The entries are to be returned exactly, with images left out.
#####
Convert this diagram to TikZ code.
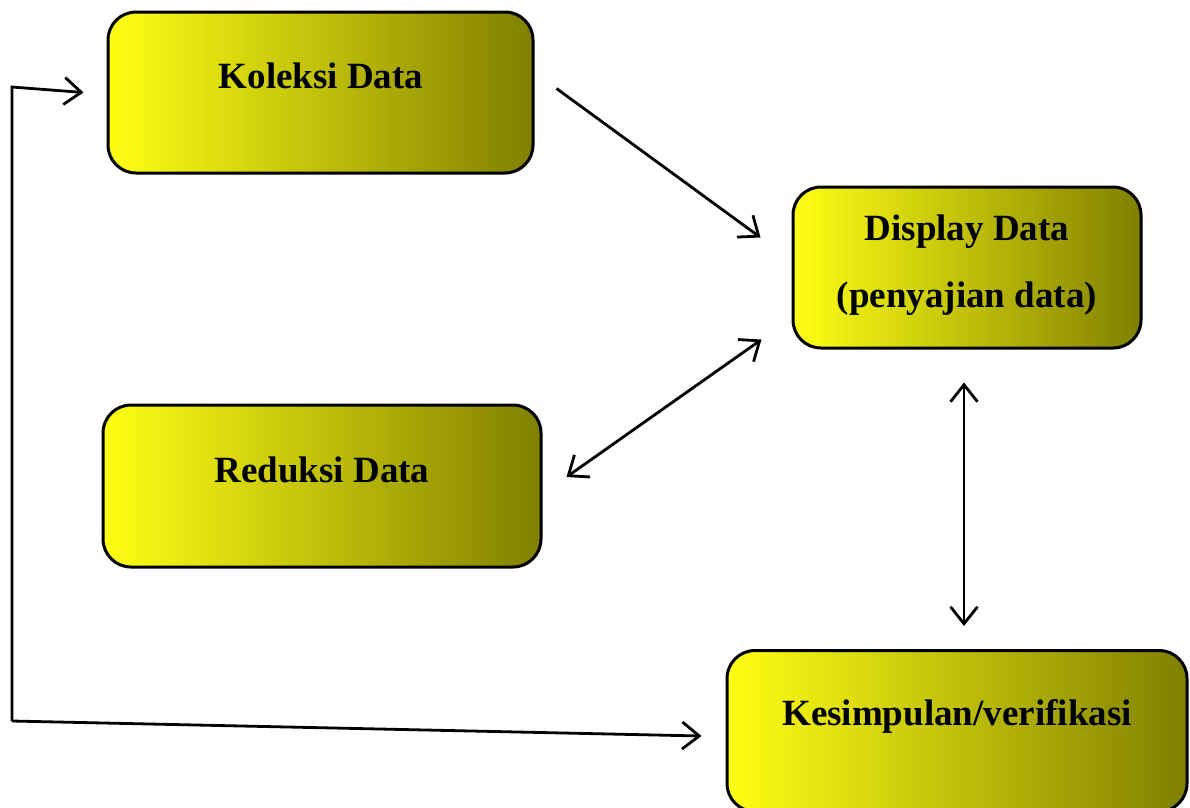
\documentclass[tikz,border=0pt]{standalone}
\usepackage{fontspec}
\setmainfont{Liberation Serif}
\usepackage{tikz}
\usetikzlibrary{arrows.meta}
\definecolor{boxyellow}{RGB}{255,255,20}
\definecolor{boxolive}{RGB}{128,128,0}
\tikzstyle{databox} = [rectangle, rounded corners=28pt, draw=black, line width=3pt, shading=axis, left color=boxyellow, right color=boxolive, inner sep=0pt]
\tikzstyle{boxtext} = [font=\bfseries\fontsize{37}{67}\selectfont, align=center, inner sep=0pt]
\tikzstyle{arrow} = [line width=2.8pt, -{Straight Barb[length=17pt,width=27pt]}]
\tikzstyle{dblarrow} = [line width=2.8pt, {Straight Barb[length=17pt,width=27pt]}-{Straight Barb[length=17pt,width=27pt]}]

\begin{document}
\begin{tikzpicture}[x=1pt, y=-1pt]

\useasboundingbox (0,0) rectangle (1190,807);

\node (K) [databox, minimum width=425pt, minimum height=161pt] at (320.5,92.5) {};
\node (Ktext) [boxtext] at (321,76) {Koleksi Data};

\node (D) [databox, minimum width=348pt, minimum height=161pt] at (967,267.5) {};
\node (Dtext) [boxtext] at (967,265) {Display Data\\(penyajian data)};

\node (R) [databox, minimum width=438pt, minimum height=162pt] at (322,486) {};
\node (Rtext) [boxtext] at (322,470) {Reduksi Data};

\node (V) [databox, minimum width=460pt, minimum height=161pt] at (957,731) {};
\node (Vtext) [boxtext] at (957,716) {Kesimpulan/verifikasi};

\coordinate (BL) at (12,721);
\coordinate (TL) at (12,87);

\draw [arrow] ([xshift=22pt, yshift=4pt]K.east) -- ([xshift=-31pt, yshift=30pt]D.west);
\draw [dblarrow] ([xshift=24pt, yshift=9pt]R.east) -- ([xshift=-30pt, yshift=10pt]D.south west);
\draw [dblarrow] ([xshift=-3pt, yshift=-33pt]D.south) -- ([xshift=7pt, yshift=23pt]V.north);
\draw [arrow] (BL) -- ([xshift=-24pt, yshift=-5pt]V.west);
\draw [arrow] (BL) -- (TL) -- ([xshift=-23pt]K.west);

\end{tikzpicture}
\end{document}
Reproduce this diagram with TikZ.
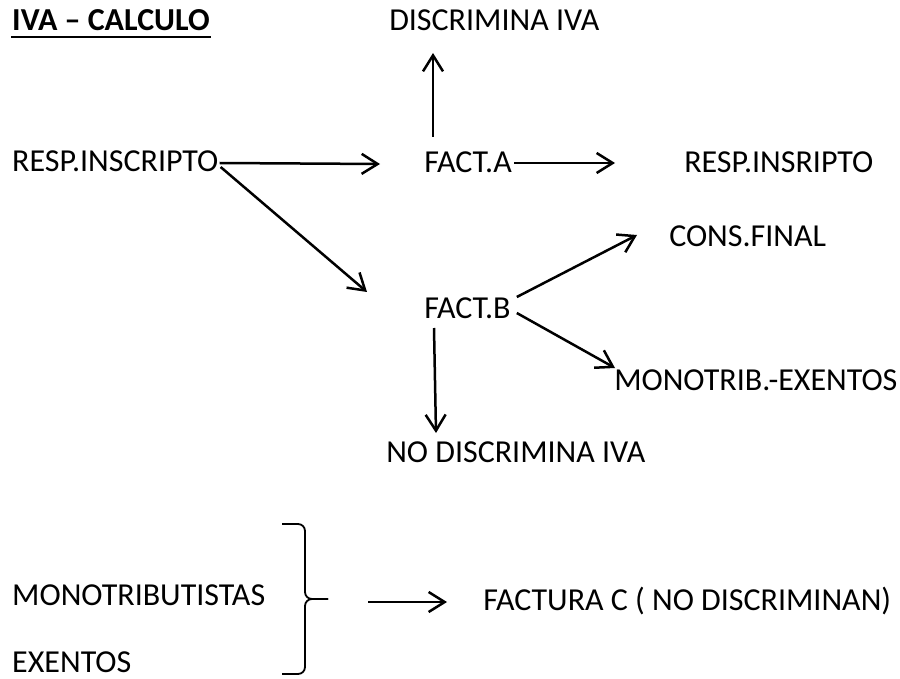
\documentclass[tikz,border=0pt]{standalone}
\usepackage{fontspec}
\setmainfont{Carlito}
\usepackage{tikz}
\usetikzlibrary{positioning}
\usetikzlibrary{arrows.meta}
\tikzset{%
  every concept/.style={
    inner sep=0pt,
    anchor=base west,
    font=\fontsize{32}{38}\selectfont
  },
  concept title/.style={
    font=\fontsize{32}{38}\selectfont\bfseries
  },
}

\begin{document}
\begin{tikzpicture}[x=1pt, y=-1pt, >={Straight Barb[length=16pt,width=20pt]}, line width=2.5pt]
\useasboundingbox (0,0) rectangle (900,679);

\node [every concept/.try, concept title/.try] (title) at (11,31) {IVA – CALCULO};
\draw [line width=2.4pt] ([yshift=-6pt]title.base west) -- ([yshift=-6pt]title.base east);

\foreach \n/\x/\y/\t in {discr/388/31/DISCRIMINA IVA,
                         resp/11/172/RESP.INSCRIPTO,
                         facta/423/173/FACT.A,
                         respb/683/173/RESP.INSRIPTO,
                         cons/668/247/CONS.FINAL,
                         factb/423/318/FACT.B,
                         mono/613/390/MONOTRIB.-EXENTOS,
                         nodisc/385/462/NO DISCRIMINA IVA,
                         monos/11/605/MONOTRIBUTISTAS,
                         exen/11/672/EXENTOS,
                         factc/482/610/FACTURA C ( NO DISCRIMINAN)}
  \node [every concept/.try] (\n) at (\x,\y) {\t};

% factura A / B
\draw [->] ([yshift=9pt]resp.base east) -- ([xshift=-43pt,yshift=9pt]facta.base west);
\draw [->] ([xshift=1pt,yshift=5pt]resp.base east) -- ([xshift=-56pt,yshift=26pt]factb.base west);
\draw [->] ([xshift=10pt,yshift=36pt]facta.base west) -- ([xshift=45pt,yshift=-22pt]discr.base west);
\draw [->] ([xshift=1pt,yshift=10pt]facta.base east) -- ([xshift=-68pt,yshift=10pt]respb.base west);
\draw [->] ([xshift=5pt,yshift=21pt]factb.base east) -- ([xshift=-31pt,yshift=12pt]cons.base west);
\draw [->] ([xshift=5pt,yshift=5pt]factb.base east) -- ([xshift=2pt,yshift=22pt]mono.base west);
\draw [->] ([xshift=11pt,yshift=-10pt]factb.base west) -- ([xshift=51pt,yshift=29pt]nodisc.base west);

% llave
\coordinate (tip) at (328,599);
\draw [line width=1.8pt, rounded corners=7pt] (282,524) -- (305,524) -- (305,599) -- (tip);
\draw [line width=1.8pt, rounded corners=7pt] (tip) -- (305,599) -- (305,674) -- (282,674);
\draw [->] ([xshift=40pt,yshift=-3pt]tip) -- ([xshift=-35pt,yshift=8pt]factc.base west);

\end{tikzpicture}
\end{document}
#####
RESULT OF THIS TASK:
Convert this diagram to TikZ code.
\documentclass[tikz,border=0pt]{standalone}
\usepackage{fontspec}
\setmainfont{Liberation Serif}
\usepackage{tikz}
\usetikzlibrary{arrows.meta}
\definecolor{boxyellow}{RGB}{255,255,20}
\definecolor{boxolive}{RGB}{128,128,0}
\tikzstyle{databox} = [rectangle, rounded corners=28pt, draw=black, line width=3pt, shading=axis, left color=boxyellow, right color=boxolive, inner sep=0pt]
\tikzstyle{boxtext} = [font=\bfseries\fontsize{37}{67}\selectfont, align=center, inner sep=0pt]
\tikzstyle{arrow} = [line width=2.8pt, -{Straight Barb[length=17pt,width=27pt]}]
\tikzstyle{dblarrow} = [line width=2.8pt, {Straight Barb[length=17pt,width=27pt]}-{Straight Barb[length=17pt,width=27pt]}]

\begin{document}
\begin{tikzpicture}[x=1pt, y=-1pt]

\useasboundingbox (0,0) rectangle (1190,807);

\node (K) [databox, minimum width=425pt, minimum height=161pt] at (320.5,92.5) {};
\node (Ktext) [boxtext] at (321,76) {Koleksi Data};

\node (D) [databox, minimum width=348pt, minimum height=161pt] at (967,267.5) {};
\node (Dtext) [boxtext] at (967,265) {Display Data\\(penyajian data)};

\node (R) [databox, minimum width=438pt, minimum height=162pt] at (322,486) {};
\node (Rtext) [boxtext] at (322,470) {Reduksi Data};

\node (V) [databox, minimum width=460pt, minimum height=161pt] at (957,731) {};
\node (Vtext) [boxtext] at (957,716) {Kesimpulan/verifikasi};

\coordinate (BL) at (12,721);
\coordinate (TL) at (12,87);

\draw [arrow] ([xshift=22pt, yshift=4pt]K.east) -- ([xshift=-31pt, yshift=30pt]D.west);
\draw [dblarrow] ([xshift=24pt, yshift=9pt]R.east) -- ([xshift=-30pt, yshift=10pt]D.south west);
\draw [dblarrow] ([xshift=-3pt, yshift=-33pt]D.south) -- ([xshift=7pt, yshift=23pt]V.north);
\draw [arrow] (BL) -- ([xshift=-24pt, yshift=-5pt]V.west);
\draw [arrow] (BL) -- (TL) -- ([xshift=-23pt]K.west);

\end{tikzpicture}
\end{document}
Reproduce this diagram with TikZ.
\documentclass[tikz,border=0pt]{standalone}
\usepackage{fontspec}
\setmainfont{Carlito}
\usepackage{tikz}
\usetikzlibrary{positioning}
\usetikzlibrary{arrows.meta}
\tikzset{%
  every concept/.style={
    inner sep=0pt,
    anchor=base west,
    font=\fontsize{32}{38}\selectfont
  },
  concept title/.style={
    font=\fontsize{32}{38}\selectfont\bfseries
  },
}

\begin{document}
\begin{tikzpicture}[x=1pt, y=-1pt, >={Straight Barb[length=16pt,width=20pt]}, line width=2.5pt]
\useasboundingbox (0,0) rectangle (900,679);

\node [every concept/.try, concept title/.try] (title) at (11,31) {IVA – CALCULO};
\draw [line width=2.4pt] ([yshift=-6pt]title.base west) -- ([yshift=-6pt]title.base east);

\foreach \n/\x/\y/\t in {discr/388/31/DISCRIMINA IVA,
                         resp/11/172/RESP.INSCRIPTO,
                         facta/423/173/FACT.A,
                         respb/683/173/RESP.INSRIPTO,
                         cons/668/247/CONS.FINAL,
                         factb/423/318/FACT.B,
                         mono/613/390/MONOTRIB.-EXENTOS,
                         nodisc/385/462/NO DISCRIMINA IVA,
                         monos/11/605/MONOTRIBUTISTAS,
                         exen/11/672/EXENTOS,
                         factc/482/610/FACTURA C ( NO DISCRIMINAN)}
  \node [every concept/.try] (\n) at (\x,\y) {\t};

% factura A / B
\draw [->] ([yshift=9pt]resp.base east) -- ([xshift=-43pt,yshift=9pt]facta.base west);
\draw [->] ([xshift=1pt,yshift=5pt]resp.base east) -- ([xshift=-56pt,yshift=26pt]factb.base west);
\draw [->] ([xshift=10pt,yshift=36pt]facta.base west) -- ([xshift=45pt,yshift=-22pt]discr.base west);
\draw [->] ([xshift=1pt,yshift=10pt]facta.base east) -- ([xshift=-68pt,yshift=10pt]respb.base west);
\draw [->] ([xshift=5pt,yshift=21pt]factb.base east) -- ([xshift=-31pt,yshift=12pt]cons.base west);
\draw [->] ([xshift=5pt,yshift=5pt]factb.base east) -- ([xshift=2pt,yshift=22pt]mono.base west);
\draw [->] ([xshift=11pt,yshift=-10pt]factb.base west) -- ([xshift=51pt,yshift=29pt]nodisc.base west);

% llave
\coordinate (tip) at (328,599);
\draw [line width=1.8pt, rounded corners=7pt] (282,524) -- (305,524) -- (305,599) -- (tip);
\draw [line width=1.8pt, rounded corners=7pt] (tip) -- (305,599) -- (305,674) -- (282,674);
\draw [->] ([xshift=40pt,yshift=-3pt]tip) -- ([xshift=-35pt,yshift=8pt]factc.base west);

\end{tikzpicture}
\end{document}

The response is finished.